-- Given information start --

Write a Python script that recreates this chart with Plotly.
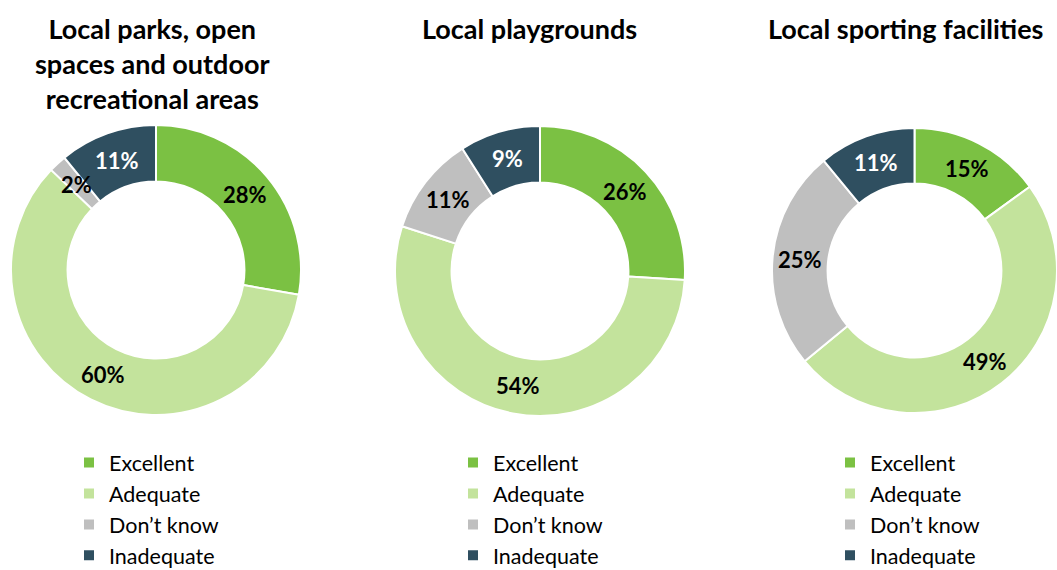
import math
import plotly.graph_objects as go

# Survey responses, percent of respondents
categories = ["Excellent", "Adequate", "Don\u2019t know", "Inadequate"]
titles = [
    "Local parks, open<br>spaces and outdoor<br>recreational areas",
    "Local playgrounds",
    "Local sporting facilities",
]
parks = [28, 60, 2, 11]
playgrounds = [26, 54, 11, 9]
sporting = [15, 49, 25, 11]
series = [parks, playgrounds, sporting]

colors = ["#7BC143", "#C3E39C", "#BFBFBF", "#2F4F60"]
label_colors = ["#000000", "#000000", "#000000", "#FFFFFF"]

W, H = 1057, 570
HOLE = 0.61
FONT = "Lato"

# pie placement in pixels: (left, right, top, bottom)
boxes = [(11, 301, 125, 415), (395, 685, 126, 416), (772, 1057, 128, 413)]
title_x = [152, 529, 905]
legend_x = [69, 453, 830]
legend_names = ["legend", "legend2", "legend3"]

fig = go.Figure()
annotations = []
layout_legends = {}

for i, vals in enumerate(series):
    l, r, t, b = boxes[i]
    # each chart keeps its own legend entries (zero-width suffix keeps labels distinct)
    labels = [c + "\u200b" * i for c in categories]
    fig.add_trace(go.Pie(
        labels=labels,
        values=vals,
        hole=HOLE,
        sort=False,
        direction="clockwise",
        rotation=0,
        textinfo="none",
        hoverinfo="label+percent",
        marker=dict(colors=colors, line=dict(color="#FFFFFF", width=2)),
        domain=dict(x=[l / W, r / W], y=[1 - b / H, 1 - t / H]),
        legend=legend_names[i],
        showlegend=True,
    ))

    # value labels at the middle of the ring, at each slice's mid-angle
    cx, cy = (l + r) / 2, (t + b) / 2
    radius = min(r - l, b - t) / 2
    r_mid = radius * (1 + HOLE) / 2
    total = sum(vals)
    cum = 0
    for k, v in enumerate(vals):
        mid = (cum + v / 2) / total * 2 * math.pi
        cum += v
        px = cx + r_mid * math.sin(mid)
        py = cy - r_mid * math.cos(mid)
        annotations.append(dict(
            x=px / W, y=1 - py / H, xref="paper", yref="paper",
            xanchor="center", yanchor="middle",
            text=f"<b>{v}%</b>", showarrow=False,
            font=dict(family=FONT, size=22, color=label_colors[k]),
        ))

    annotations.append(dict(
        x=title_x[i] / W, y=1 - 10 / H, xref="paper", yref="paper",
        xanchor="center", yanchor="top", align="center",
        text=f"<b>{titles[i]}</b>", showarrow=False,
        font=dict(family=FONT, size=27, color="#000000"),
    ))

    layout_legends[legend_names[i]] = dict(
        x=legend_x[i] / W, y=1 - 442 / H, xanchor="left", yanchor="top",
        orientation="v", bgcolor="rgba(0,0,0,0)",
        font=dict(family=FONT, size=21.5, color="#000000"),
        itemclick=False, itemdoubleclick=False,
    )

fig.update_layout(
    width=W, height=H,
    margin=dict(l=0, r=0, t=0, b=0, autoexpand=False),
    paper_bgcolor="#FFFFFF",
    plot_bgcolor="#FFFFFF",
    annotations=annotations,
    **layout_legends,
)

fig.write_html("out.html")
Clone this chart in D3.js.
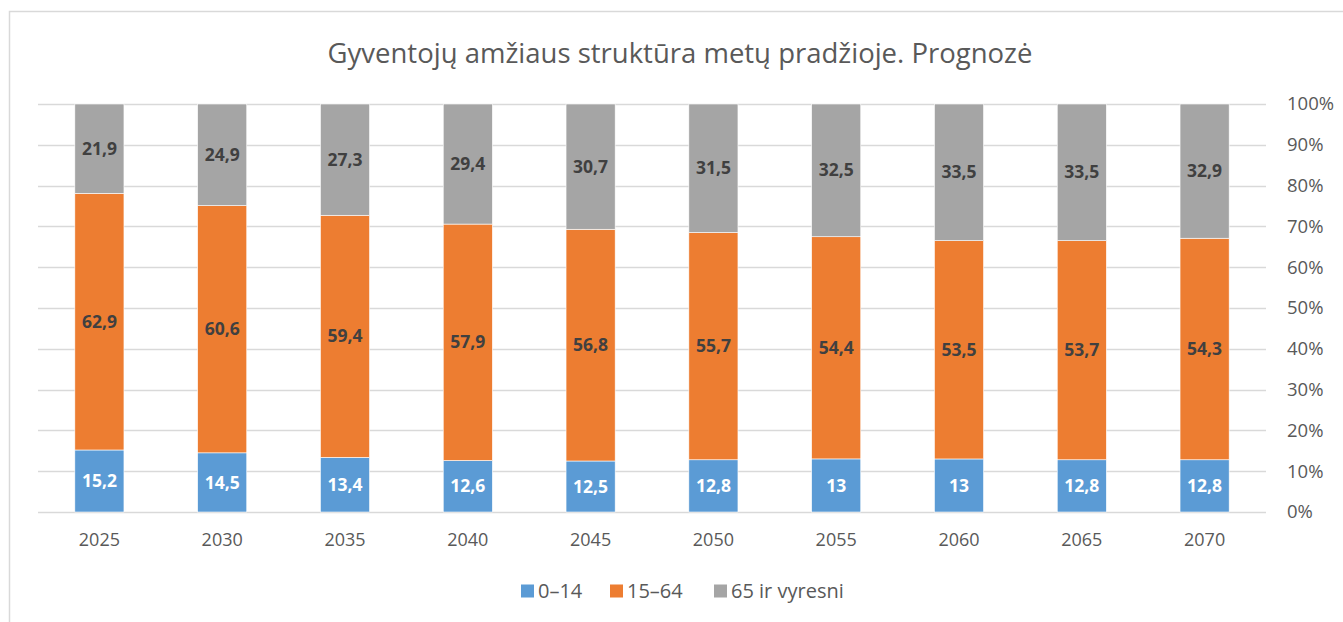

-- Given information end --

» **What to work on**
Repeat the records above exactly, omitting every picture.

» **Final result**
Write a Python script that recreates this chart with Plotly.
import math
import plotly.graph_objects as go

# Survey responses, percent of respondents
categories = ["Excellent", "Adequate", "Don\u2019t know", "Inadequate"]
titles = [
    "Local parks, open<br>spaces and outdoor<br>recreational areas",
    "Local playgrounds",
    "Local sporting facilities",
]
parks = [28, 60, 2, 11]
playgrounds = [26, 54, 11, 9]
sporting = [15, 49, 25, 11]
series = [parks, playgrounds, sporting]

colors = ["#7BC143", "#C3E39C", "#BFBFBF", "#2F4F60"]
label_colors = ["#000000", "#000000", "#000000", "#FFFFFF"]

W, H = 1057, 570
HOLE = 0.61
FONT = "Lato"

# pie placement in pixels: (left, right, top, bottom)
boxes = [(11, 301, 125, 415), (395, 685, 126, 416), (772, 1057, 128, 413)]
title_x = [152, 529, 905]
legend_x = [69, 453, 830]
legend_names = ["legend", "legend2", "legend3"]

fig = go.Figure()
annotations = []
layout_legends = {}

for i, vals in enumerate(series):
    l, r, t, b = boxes[i]
    # each chart keeps its own legend entries (zero-width suffix keeps labels distinct)
    labels = [c + "\u200b" * i for c in categories]
    fig.add_trace(go.Pie(
        labels=labels,
        values=vals,
        hole=HOLE,
        sort=False,
        direction="clockwise",
        rotation=0,
        textinfo="none",
        hoverinfo="label+percent",
        marker=dict(colors=colors, line=dict(color="#FFFFFF", width=2)),
        domain=dict(x=[l / W, r / W], y=[1 - b / H, 1 - t / H]),
        legend=legend_names[i],
        showlegend=True,
    ))

    # value labels at the middle of the ring, at each slice's mid-angle
    cx, cy = (l + r) / 2, (t + b) / 2
    radius = min(r - l, b - t) / 2
    r_mid = radius * (1 + HOLE) / 2
    total = sum(vals)
    cum = 0
    for k, v in enumerate(vals):
        mid = (cum + v / 2) / total * 2 * math.pi
        cum += v
        px = cx + r_mid * math.sin(mid)
        py = cy - r_mid * math.cos(mid)
        annotations.append(dict(
            x=px / W, y=1 - py / H, xref="paper", yref="paper",
            xanchor="center", yanchor="middle",
            text=f"<b>{v}%</b>", showarrow=False,
            font=dict(family=FONT, size=22, color=label_colors[k]),
        ))

    annotations.append(dict(
        x=title_x[i] / W, y=1 - 10 / H, xref="paper", yref="paper",
        xanchor="center", yanchor="top", align="center",
        text=f"<b>{titles[i]}</b>", showarrow=False,
        font=dict(family=FONT, size=27, color="#000000"),
    ))

    layout_legends[legend_names[i]] = dict(
        x=legend_x[i] / W, y=1 - 442 / H, xanchor="left", yanchor="top",
        orientation="v", bgcolor="rgba(0,0,0,0)",
        font=dict(family=FONT, size=21.5, color="#000000"),
        itemclick=False, itemdoubleclick=False,
    )

fig.update_layout(
    width=W, height=H,
    margin=dict(l=0, r=0, t=0, b=0, autoexpand=False),
    paper_bgcolor="#FFFFFF",
    plot_bgcolor="#FFFFFF",
    annotations=annotations,
    **layout_legends,
)

fig.write_html("out.html")
Clone this chart in D3.js.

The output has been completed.